Exercise directions
Reproduce every entry that follows word for word, but omit the images.

[Charts and diagrams as code]
....
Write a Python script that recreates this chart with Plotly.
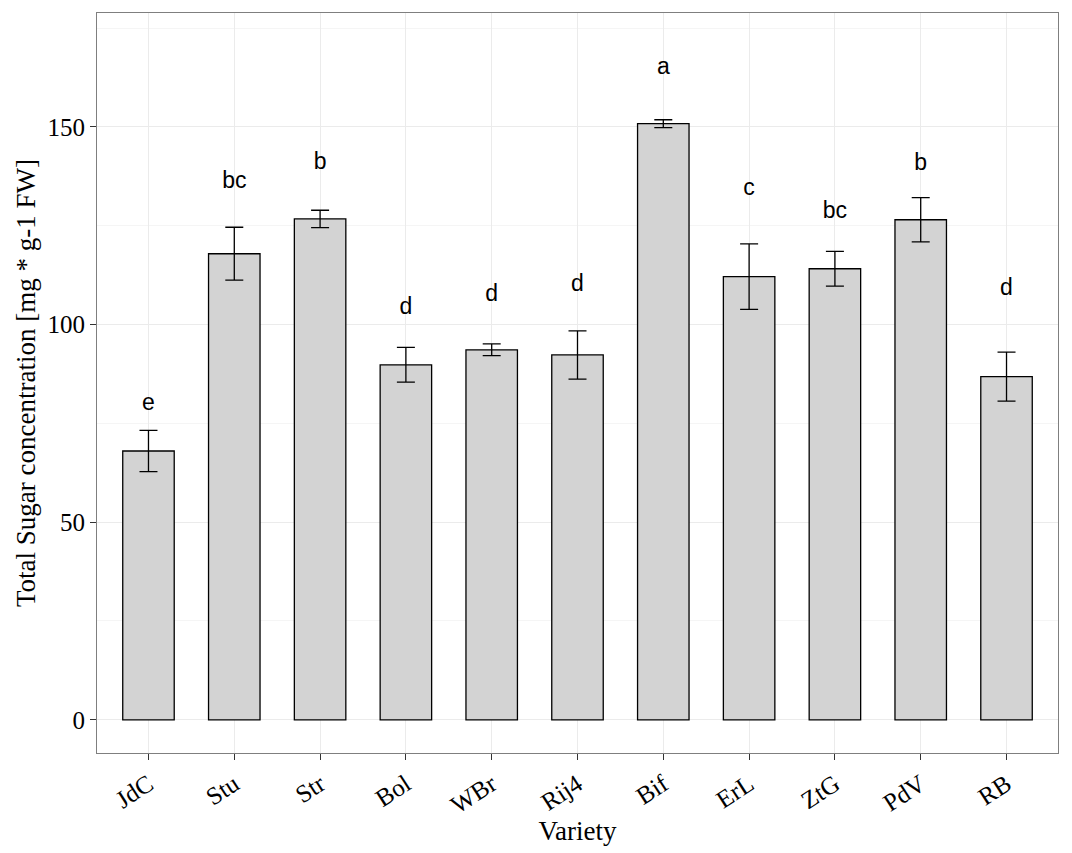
import plotly.graph_objects as go

varieties = ["JdC", "Stu", "Str", "Bol", "WBr", "Rij4", "Bif", "ErL", "ZtG", "PdV", "RB"]
means = [68.0, 117.9, 126.7, 89.8, 93.6, 92.3, 150.8, 112.1, 114.1, 126.5, 86.8]
errors = [5.2, 6.7, 2.2, 4.4, 1.5, 6.1, 1.0, 8.3, 4.4, 5.6, 6.2]
letters = ["e", "bc", "b", "d", "d", "d", "a", "c", "bc", "b", "d"]
letter_y = [79.9, 136.1, 140.9, 104.0, 107.3, 110.0, 164.7, 134.3, 128.3, 140.6, 109.0]

fig = go.Figure()
fig.add_trace(go.Bar(
    x=varieties, y=means, width=0.6,
    marker=dict(color="#D3D3D3", line=dict(color="black", width=1.3)),
    error_y=dict(type="data", array=errors, visible=True, color="black", thickness=1.3, width=9),
    showlegend=False,
))
fig.add_trace(go.Scatter(
    x=varieties, y=letter_y, mode="text", text=letters,
    textfont=dict(family="Liberation Sans, Arial", size=23, color="black"),
    showlegend=False,
))

fig.update_layout(
    width=1064, height=845,
    margin=dict(l=89, r=14, t=5, b=100),
    plot_bgcolor="white", paper_bgcolor="white",
    font=dict(family="Liberation Serif, Times New Roman", color="black"),
)
fig.update_xaxes(
    title=dict(text="Variety", font=dict(size=27), standoff=2),
    tickangle=-33, tickfont=dict(size=25),
    showgrid=True, gridcolor="#EBEBEB",
    ticks="outside", ticklen=6, tickcolor="#333333",
    showline=True, linecolor="#7F7F7F", mirror=True,
    range=[-0.6, 10.6], automargin=False,
)
fig.update_yaxes(
    title=dict(text="Total Sugar concentration [mg * g-1 FW]", font=dict(size=27), standoff=4),
    range=[-8.4, 178.8], tickvals=[0, 50, 100, 150], tickfont=dict(size=25),
    showgrid=True, gridcolor="#EBEBEB", zeroline=False,
    minor=dict(tickvals=[25, 75, 125, 175], showgrid=True, gridcolor="#F5F5F5"),
    ticks="outside", ticklen=6, tickcolor="#333333",
    showline=True, linecolor="#7F7F7F", mirror=True, automargin=False,
)

fig.write_html("out.html")
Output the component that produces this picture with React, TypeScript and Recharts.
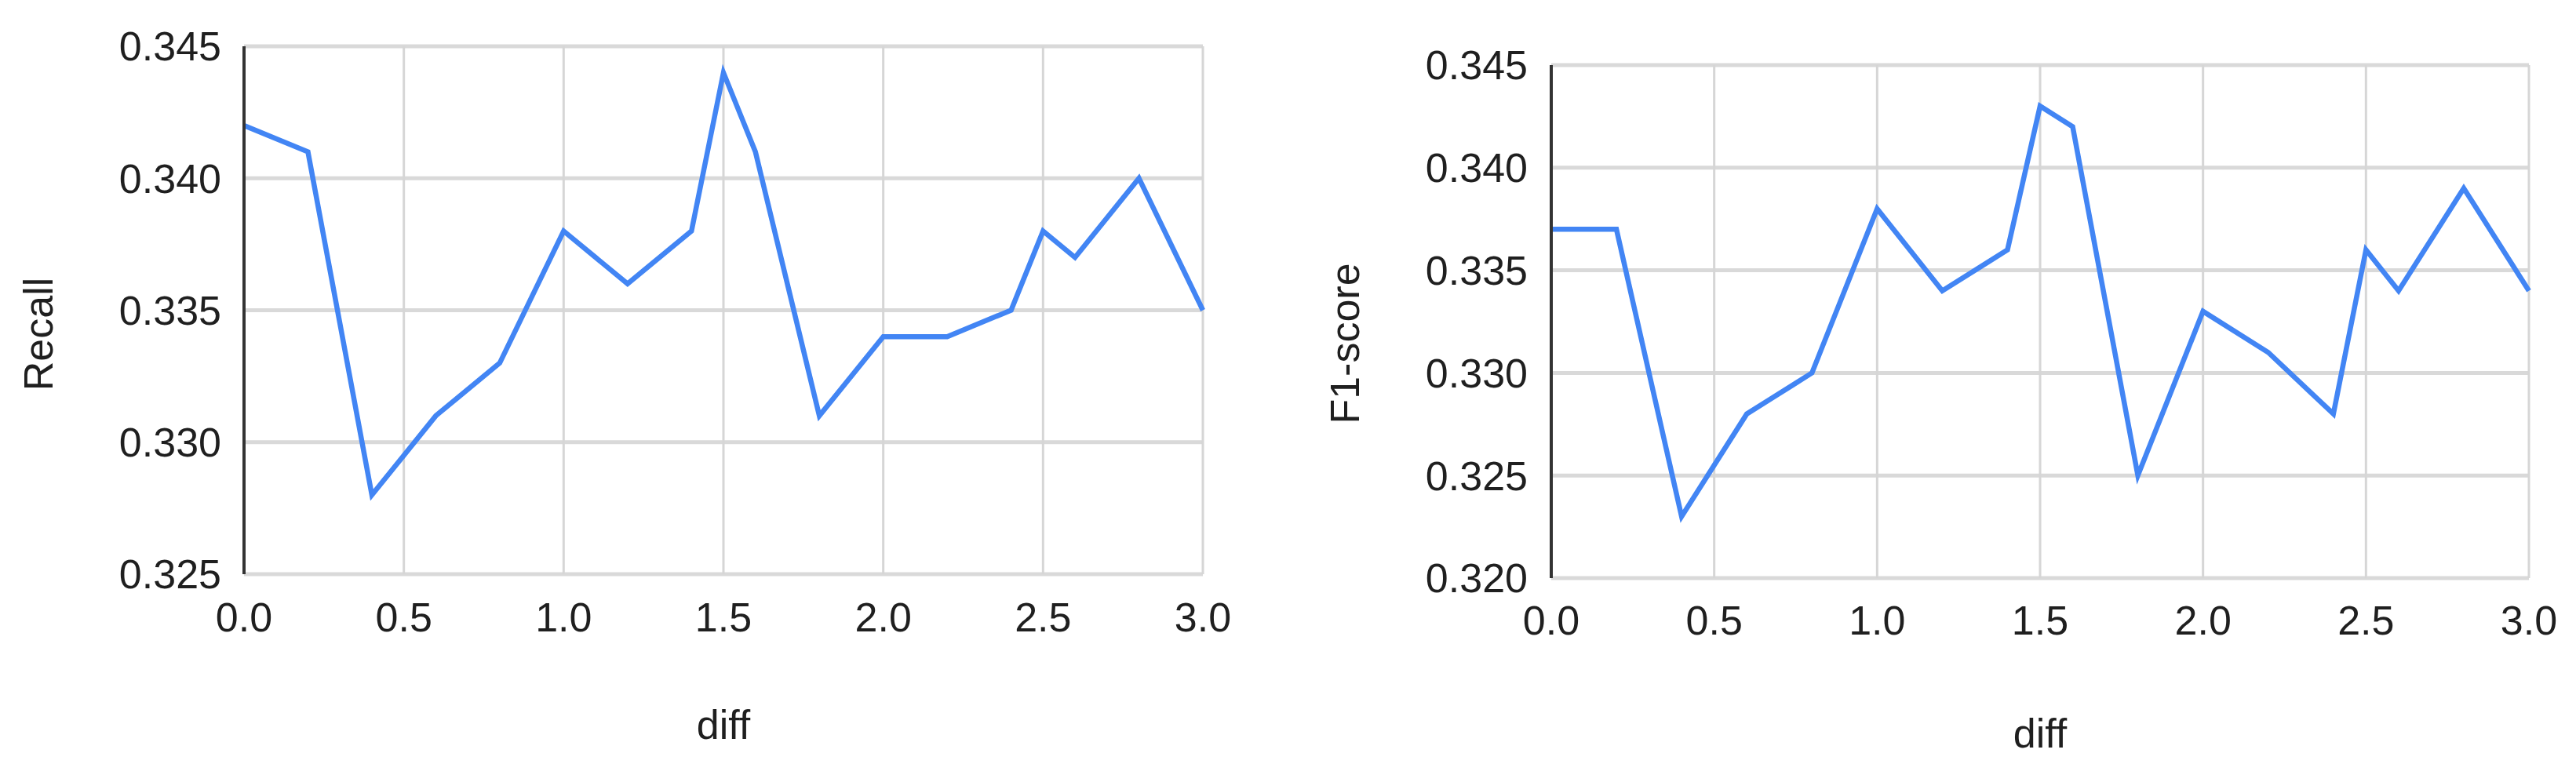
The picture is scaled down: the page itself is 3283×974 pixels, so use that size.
import { LineChart, Line, XAxis, YAxis, CartesianGrid, Label } from 'recharts';

// diff steps on the x axis
const diffValues = [0, 0.2, 0.4, 0.6, 0.8, 1.0, 1.2, 1.4, 1.5, 1.6, 1.8, 2.0, 2.2, 2.4, 2.5, 2.6, 2.8, 3.0];

const recallValues = [
  0.342, 0.341, 0.328, 0.331, 0.333, 0.338, 0.336, 0.338, 0.344,
  0.341, 0.331, 0.334, 0.334, 0.335, 0.338, 0.337, 0.34, 0.335,
];

const f1Values = [
  0.337, 0.337, 0.323, 0.328, 0.33, 0.338, 0.334, 0.336, 0.343,
  0.342, 0.325, 0.333, 0.331, 0.328, 0.336, 0.334, 0.339, 0.334,
];

const diffTicks = [0, 0.5, 1, 1.5, 2, 2.5, 3];
const recallTicks = [0.325, 0.33, 0.335, 0.34, 0.345];
const f1Ticks = [0.32, 0.325, 0.33, 0.335, 0.34, 0.345];

const FONT = '"Liberation Sans", Arial, sans-serif';
const TEXT = '#1f1f1f';
const BLUE = '#4285F4';

interface MetricChartProps {
  values: number[];
  ticks: number[];
  name: string;
  width: number;
  yAxisWidth: number;
  marginTop: number;
  marginRight: number;
  marginBottom: number;
  yTickGap: number;
  xTickGap: number;
  yTitle: [number, number];
  xTitle: [number, number];
}

function MetricChart(p: MetricChartProps) {
  const data = diffValues.map((d, i) => ({ diff: d, value: p.values[i] }));
  const tickStyle = { fill: TEXT, fontSize: 52, fontFamily: FONT };

  return (
    <LineChart
      width={p.width}
      height={974}
      data={data}
      margin={{ top: p.marginTop, right: p.marginRight, bottom: p.marginBottom, left: 0 }}
    >
      <CartesianGrid vertical={false} stroke="#d9d9d9" strokeWidth={5} />
      <CartesianGrid horizontal={false} stroke="#d6d6d6" strokeWidth={3} />
      <XAxis
        type="number"
        dataKey="diff"
        domain={[0, 3]}
        ticks={diffTicks}
        interval={0}
        height={100}
        axisLine={false}
        tickLine={false}
        tickSize={0}
        tickMargin={p.xTickGap}
        tick={tickStyle}
        tickFormatter={(v: number) => v.toFixed(1)}
      >
        <Label
          content={() => (
            <text x={p.xTitle[0]} y={p.xTitle[1]} textAnchor="middle" dominantBaseline="central" fill={TEXT} fontSize={52} fontFamily={FONT}>
              diff
            </text>
          )}
        />
      </XAxis>
      <YAxis
        type="number"
        domain={[p.ticks[0], p.ticks[p.ticks.length - 1]]}
        ticks={p.ticks}
        interval={0}
        width={p.yAxisWidth}
        axisLine={{ stroke: '#333333', strokeWidth: 4 }}
        tickLine={false}
        tickSize={0}
        tickMargin={p.yTickGap}
        tick={tickStyle}
        tickFormatter={(v: number) => v.toFixed(3)}
      >
        <Label
          content={() => (
            <text
              x={p.yTitle[0]}
              y={p.yTitle[1]}
              transform={`rotate(-90 ${p.yTitle[0]} ${p.yTitle[1]})`}
              textAnchor="middle"
              dominantBaseline="central"
              fill={TEXT}
              fontSize={52}
              fontFamily={FONT}
            >
              {p.name}
            </text>
          )}
        />
      </YAxis>
      <Line
        type="linear"
        dataKey="value"
        stroke={BLUE}
        strokeWidth={6.5}
        dot={false}
        activeDot={false}
        isAnimationActive={false}
      />
    </LineChart>
  );
}

export default function App() {
  return (
    <div style={{ position: 'absolute', left: 0, top: 0, width: 3283, height: 974, background: '#fff' }}>
      <div style={{ position: 'absolute', left: 0, top: 0 }}>
        <MetricChart
          values={recallValues}
          ticks={recallTicks}
          name="Recall"
          width={1640}
          yAxisWidth={311}
          marginTop={59}
          marginRight={107}
          marginBottom={142}
          yTickGap={29}
          xTickGap={36}
          yTitle={[49, 426]}
          xTitle={[922, 924]}
        />
      </div>
      <div style={{ position: 'absolute', left: 1640, top: 0 }}>
        <MetricChart
          values={f1Values}
          ticks={f1Ticks}
          name="F1-score"
          width={1643}
          yAxisWidth={337}
          marginTop={83}
          marginRight={60}
          marginBottom={137}
          yTickGap={30}
          xTickGap={35}
          yTitle={[74, 438]}
          xTitle={[960, 935]}
        />
      </div>
    </div>
  );
}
....
Result of the exercise
Write a Python script that recreates this chart with Plotly.
import plotly.graph_objects as go

varieties = ["JdC", "Stu", "Str", "Bol", "WBr", "Rij4", "Bif", "ErL", "ZtG", "PdV", "RB"]
means = [68.0, 117.9, 126.7, 89.8, 93.6, 92.3, 150.8, 112.1, 114.1, 126.5, 86.8]
errors = [5.2, 6.7, 2.2, 4.4, 1.5, 6.1, 1.0, 8.3, 4.4, 5.6, 6.2]
letters = ["e", "bc", "b", "d", "d", "d", "a", "c", "bc", "b", "d"]
letter_y = [79.9, 136.1, 140.9, 104.0, 107.3, 110.0, 164.7, 134.3, 128.3, 140.6, 109.0]

fig = go.Figure()
fig.add_trace(go.Bar(
    x=varieties, y=means, width=0.6,
    marker=dict(color="#D3D3D3", line=dict(color="black", width=1.3)),
    error_y=dict(type="data", array=errors, visible=True, color="black", thickness=1.3, width=9),
    showlegend=False,
))
fig.add_trace(go.Scatter(
    x=varieties, y=letter_y, mode="text", text=letters,
    textfont=dict(family="Liberation Sans, Arial", size=23, color="black"),
    showlegend=False,
))

fig.update_layout(
    width=1064, height=845,
    margin=dict(l=89, r=14, t=5, b=100),
    plot_bgcolor="white", paper_bgcolor="white",
    font=dict(family="Liberation Serif, Times New Roman", color="black"),
)
fig.update_xaxes(
    title=dict(text="Variety", font=dict(size=27), standoff=2),
    tickangle=-33, tickfont=dict(size=25),
    showgrid=True, gridcolor="#EBEBEB",
    ticks="outside", ticklen=6, tickcolor="#333333",
    showline=True, linecolor="#7F7F7F", mirror=True,
    range=[-0.6, 10.6], automargin=False,
)
fig.update_yaxes(
    title=dict(text="Total Sugar concentration [mg * g-1 FW]", font=dict(size=27), standoff=4),
    range=[-8.4, 178.8], tickvals=[0, 50, 100, 150], tickfont=dict(size=25),
    showgrid=True, gridcolor="#EBEBEB", zeroline=False,
    minor=dict(tickvals=[25, 75, 125, 175], showgrid=True, gridcolor="#F5F5F5"),
    ticks="outside", ticklen=6, tickcolor="#333333",
    showline=True, linecolor="#7F7F7F", mirror=True, automargin=False,
)

fig.write_html("out.html")
Output the component that produces this picture with React, TypeScript and Recharts.
The picture is scaled down: the page itself is 3283×974 pixels, so use that size.
import { LineChart, Line, XAxis, YAxis, CartesianGrid, Label } from 'recharts';

// diff steps on the x axis
const diffValues = [0, 0.2, 0.4, 0.6, 0.8, 1.0, 1.2, 1.4, 1.5, 1.6, 1.8, 2.0, 2.2, 2.4, 2.5, 2.6, 2.8, 3.0];

const recallValues = [
  0.342, 0.341, 0.328, 0.331, 0.333, 0.338, 0.336, 0.338, 0.344,
  0.341, 0.331, 0.334, 0.334, 0.335, 0.338, 0.337, 0.34, 0.335,
];

const f1Values = [
  0.337, 0.337, 0.323, 0.328, 0.33, 0.338, 0.334, 0.336, 0.343,
  0.342, 0.325, 0.333, 0.331, 0.328, 0.336, 0.334, 0.339, 0.334,
];

const diffTicks = [0, 0.5, 1, 1.5, 2, 2.5, 3];
const recallTicks = [0.325, 0.33, 0.335, 0.34, 0.345];
const f1Ticks = [0.32, 0.325, 0.33, 0.335, 0.34, 0.345];

const FONT = '"Liberation Sans", Arial, sans-serif';
const TEXT = '#1f1f1f';
const BLUE = '#4285F4';

interface MetricChartProps {
  values: number[];
  ticks: number[];
  name: string;
  width: number;
  yAxisWidth: number;
  marginTop: number;
  marginRight: number;
  marginBottom: number;
  yTickGap: number;
  xTickGap: number;
  yTitle: [number, number];
  xTitle: [number, number];
}

function MetricChart(p: MetricChartProps) {
  const data = diffValues.map((d, i) => ({ diff: d, value: p.values[i] }));
  const tickStyle = { fill: TEXT, fontSize: 52, fontFamily: FONT };

  return (
    <LineChart
      width={p.width}
      height={974}
      data={data}
      margin={{ top: p.marginTop, right: p.marginRight, bottom: p.marginBottom, left: 0 }}
    >
      <CartesianGrid vertical={false} stroke="#d9d9d9" strokeWidth={5} />
      <CartesianGrid horizontal={false} stroke="#d6d6d6" strokeWidth={3} />
      <XAxis
        type="number"
        dataKey="diff"
        domain={[0, 3]}
        ticks={diffTicks}
        interval={0}
        height={100}
        axisLine={false}
        tickLine={false}
        tickSize={0}
        tickMargin={p.xTickGap}
        tick={tickStyle}
        tickFormatter={(v: number) => v.toFixed(1)}
      >
        <Label
          content={() => (
            <text x={p.xTitle[0]} y={p.xTitle[1]} textAnchor="middle" dominantBaseline="central" fill={TEXT} fontSize={52} fontFamily={FONT}>
              diff
            </text>
          )}
        />
      </XAxis>
      <YAxis
        type="number"
        domain={[p.ticks[0], p.ticks[p.ticks.length - 1]]}
        ticks={p.ticks}
        interval={0}
        width={p.yAxisWidth}
        axisLine={{ stroke: '#333333', strokeWidth: 4 }}
        tickLine={false}
        tickSize={0}
        tickMargin={p.yTickGap}
        tick={tickStyle}
        tickFormatter={(v: number) => v.toFixed(3)}
      >
        <Label
          content={() => (
            <text
              x={p.yTitle[0]}
              y={p.yTitle[1]}
              transform={`rotate(-90 ${p.yTitle[0]} ${p.yTitle[1]})`}
              textAnchor="middle"
              dominantBaseline="central"
              fill={TEXT}
              fontSize={52}
              fontFamily={FONT}
            >
              {p.name}
            </text>
          )}
        />
      </YAxis>
      <Line
        type="linear"
        dataKey="value"
        stroke={BLUE}
        strokeWidth={6.5}
        dot={false}
        activeDot={false}
        isAnimationActive={false}
      />
    </LineChart>
  );
}

export default function App() {
  return (
    <div style={{ position: 'absolute', left: 0, top: 0, width: 3283, height: 974, background: '#fff' }}>
      <div style={{ position: 'absolute', left: 0, top: 0 }}>
        <MetricChart
          values={recallValues}
          ticks={recallTicks}
          name="Recall"
          width={1640}
          yAxisWidth={311}
          marginTop={59}
          marginRight={107}
          marginBottom={142}
          yTickGap={29}
          xTickGap={36}
          yTitle={[49, 426]}
          xTitle={[922, 924]}
        />
      </div>
      <div style={{ position: 'absolute', left: 1640, top: 0 }}>
        <MetricChart
          values={f1Values}
          ticks={f1Ticks}
          name="F1-score"
          width={1643}
          yAxisWidth={337}
          marginTop={83}
          marginRight={60}
          marginBottom={137}
          yTickGap={30}
          xTickGap={35}
          yTitle={[74, 438]}
          xTitle={[960, 935]}
        />
      </div>
    </div>
  );
}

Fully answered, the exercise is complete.